## Objective
Review the lines that follow and copy each one that contains the word "with".
* Begin Data segment *
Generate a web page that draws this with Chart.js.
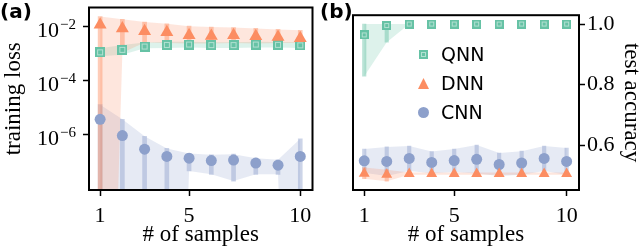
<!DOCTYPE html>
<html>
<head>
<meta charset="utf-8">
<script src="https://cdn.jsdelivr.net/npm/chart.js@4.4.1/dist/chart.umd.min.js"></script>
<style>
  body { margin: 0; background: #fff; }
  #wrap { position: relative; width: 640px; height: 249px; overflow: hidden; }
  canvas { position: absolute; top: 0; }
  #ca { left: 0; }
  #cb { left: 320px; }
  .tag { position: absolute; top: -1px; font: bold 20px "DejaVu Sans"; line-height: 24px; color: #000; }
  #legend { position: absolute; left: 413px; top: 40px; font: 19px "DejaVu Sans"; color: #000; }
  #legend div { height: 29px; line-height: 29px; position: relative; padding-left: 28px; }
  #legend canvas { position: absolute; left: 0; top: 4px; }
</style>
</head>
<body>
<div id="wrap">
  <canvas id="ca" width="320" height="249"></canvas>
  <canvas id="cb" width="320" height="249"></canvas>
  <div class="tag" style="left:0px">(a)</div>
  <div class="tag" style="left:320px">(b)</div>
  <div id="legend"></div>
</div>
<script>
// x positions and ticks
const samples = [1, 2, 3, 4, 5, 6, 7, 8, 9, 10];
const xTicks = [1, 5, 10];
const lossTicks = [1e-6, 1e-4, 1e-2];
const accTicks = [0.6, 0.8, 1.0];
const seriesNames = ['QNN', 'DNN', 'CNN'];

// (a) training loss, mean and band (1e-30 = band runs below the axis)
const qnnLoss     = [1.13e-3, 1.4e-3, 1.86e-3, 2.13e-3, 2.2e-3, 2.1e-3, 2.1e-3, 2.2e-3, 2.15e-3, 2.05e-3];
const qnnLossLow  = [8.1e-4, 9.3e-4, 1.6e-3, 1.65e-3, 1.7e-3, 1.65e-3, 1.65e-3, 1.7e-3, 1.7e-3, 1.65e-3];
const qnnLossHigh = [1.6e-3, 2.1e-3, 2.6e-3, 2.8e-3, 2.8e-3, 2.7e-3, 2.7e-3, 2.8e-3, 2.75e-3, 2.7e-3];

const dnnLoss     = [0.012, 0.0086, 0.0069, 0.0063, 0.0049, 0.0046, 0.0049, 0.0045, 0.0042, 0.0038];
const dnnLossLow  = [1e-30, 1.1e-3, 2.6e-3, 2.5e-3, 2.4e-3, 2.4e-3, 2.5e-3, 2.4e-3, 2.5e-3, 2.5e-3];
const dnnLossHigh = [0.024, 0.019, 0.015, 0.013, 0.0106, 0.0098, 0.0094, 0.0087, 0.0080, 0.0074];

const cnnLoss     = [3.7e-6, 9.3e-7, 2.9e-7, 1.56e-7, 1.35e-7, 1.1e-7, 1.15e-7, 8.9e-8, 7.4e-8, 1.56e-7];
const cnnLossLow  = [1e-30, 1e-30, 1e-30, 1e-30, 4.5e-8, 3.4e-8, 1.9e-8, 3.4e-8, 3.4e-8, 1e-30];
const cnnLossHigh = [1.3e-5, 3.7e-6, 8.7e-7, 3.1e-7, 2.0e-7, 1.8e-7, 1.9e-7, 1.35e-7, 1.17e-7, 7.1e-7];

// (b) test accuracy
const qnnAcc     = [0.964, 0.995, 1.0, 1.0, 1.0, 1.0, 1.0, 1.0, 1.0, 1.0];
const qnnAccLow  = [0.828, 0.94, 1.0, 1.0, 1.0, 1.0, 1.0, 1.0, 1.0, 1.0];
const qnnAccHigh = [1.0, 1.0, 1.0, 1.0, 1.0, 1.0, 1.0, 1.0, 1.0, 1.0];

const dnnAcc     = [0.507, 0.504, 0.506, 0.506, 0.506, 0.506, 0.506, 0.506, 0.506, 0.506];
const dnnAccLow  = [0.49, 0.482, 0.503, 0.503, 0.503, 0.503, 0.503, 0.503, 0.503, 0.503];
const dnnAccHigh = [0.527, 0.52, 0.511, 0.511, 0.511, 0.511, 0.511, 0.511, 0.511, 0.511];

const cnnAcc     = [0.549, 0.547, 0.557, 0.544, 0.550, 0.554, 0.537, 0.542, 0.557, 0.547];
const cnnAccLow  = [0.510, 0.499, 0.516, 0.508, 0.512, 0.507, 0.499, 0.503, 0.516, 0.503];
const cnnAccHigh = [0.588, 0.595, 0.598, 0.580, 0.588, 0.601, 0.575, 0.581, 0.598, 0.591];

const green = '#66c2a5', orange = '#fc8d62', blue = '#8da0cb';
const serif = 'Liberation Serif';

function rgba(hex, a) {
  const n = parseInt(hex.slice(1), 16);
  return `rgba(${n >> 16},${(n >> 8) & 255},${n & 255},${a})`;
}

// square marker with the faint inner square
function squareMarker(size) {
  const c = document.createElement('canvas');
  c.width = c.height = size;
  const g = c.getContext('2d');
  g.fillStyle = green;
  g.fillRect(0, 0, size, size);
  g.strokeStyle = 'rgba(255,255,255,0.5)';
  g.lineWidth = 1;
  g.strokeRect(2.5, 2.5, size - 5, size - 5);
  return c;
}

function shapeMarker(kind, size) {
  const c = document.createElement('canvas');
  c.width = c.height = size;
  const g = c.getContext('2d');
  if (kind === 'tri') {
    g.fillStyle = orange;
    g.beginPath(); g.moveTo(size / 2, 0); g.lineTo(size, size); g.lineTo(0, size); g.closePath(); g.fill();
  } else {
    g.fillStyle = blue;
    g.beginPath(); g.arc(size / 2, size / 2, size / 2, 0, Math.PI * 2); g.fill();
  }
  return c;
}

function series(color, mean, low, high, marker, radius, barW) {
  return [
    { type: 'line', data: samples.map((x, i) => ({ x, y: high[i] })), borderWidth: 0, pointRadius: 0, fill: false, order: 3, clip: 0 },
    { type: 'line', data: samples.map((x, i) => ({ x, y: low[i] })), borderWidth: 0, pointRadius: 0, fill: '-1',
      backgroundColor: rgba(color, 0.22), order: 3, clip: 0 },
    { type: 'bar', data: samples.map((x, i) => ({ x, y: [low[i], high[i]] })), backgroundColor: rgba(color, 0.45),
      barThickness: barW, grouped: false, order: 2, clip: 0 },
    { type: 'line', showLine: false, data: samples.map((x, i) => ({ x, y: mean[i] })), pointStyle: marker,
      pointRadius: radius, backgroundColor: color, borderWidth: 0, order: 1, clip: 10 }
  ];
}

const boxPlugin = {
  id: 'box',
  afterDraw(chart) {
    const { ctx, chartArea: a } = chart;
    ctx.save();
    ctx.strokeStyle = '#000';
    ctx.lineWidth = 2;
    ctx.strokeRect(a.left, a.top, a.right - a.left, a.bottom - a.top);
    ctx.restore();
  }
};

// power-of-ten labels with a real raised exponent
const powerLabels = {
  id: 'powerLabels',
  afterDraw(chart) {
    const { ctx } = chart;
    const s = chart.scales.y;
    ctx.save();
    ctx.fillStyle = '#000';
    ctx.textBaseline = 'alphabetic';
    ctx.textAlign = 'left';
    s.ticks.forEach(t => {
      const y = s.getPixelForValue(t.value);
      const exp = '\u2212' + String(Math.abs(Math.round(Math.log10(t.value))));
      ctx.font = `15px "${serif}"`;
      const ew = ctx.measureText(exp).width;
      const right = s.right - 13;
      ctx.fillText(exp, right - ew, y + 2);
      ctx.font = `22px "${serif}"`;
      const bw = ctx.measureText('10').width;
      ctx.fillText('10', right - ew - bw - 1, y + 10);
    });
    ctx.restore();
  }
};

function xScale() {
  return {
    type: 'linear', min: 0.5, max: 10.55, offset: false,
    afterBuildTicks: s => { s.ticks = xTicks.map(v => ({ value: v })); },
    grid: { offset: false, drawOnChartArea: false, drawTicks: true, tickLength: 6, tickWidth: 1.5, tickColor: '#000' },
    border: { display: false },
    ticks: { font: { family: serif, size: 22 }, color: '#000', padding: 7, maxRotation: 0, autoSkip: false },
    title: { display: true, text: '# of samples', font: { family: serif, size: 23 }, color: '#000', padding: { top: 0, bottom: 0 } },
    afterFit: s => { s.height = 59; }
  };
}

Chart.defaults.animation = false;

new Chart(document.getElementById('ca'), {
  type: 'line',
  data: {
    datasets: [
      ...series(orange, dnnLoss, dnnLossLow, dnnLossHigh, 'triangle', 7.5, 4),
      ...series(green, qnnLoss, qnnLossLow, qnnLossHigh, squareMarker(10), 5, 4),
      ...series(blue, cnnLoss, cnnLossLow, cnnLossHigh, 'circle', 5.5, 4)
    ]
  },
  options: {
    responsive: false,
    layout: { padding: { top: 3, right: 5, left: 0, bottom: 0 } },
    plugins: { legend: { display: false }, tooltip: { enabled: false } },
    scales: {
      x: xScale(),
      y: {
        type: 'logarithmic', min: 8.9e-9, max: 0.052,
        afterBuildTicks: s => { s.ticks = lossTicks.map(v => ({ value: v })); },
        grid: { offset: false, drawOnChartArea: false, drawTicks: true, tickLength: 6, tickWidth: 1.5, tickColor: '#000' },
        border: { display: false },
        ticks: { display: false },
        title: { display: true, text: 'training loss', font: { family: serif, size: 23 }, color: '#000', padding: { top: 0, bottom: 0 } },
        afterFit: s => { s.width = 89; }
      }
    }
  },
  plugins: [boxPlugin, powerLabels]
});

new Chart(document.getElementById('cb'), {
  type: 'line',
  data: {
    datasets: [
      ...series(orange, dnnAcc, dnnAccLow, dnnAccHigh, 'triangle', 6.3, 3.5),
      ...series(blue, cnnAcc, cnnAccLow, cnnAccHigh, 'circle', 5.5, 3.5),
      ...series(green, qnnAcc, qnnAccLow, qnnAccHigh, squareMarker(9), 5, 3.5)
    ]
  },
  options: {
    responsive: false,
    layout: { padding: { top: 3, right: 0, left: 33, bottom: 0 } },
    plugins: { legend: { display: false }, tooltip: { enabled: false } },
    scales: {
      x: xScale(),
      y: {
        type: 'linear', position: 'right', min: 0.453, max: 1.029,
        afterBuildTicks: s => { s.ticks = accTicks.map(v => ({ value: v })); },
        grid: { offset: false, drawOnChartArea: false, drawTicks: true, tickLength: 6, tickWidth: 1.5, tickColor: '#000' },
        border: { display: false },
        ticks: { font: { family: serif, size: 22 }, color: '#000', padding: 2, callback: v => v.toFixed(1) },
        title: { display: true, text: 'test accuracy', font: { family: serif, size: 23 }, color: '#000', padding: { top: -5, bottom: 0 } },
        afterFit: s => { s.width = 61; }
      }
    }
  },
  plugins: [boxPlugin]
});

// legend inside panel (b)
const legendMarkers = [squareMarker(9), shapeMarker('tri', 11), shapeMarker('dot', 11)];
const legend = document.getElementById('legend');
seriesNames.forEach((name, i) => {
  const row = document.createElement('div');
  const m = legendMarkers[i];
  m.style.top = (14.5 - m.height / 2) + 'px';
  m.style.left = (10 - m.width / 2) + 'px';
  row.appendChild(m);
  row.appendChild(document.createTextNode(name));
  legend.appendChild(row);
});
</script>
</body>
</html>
* End Data segment *
## The reply
Generate a web page that draws this with Chart.js.
// square marker with the faint inner square
// power-of-ten labels with a real raised exponent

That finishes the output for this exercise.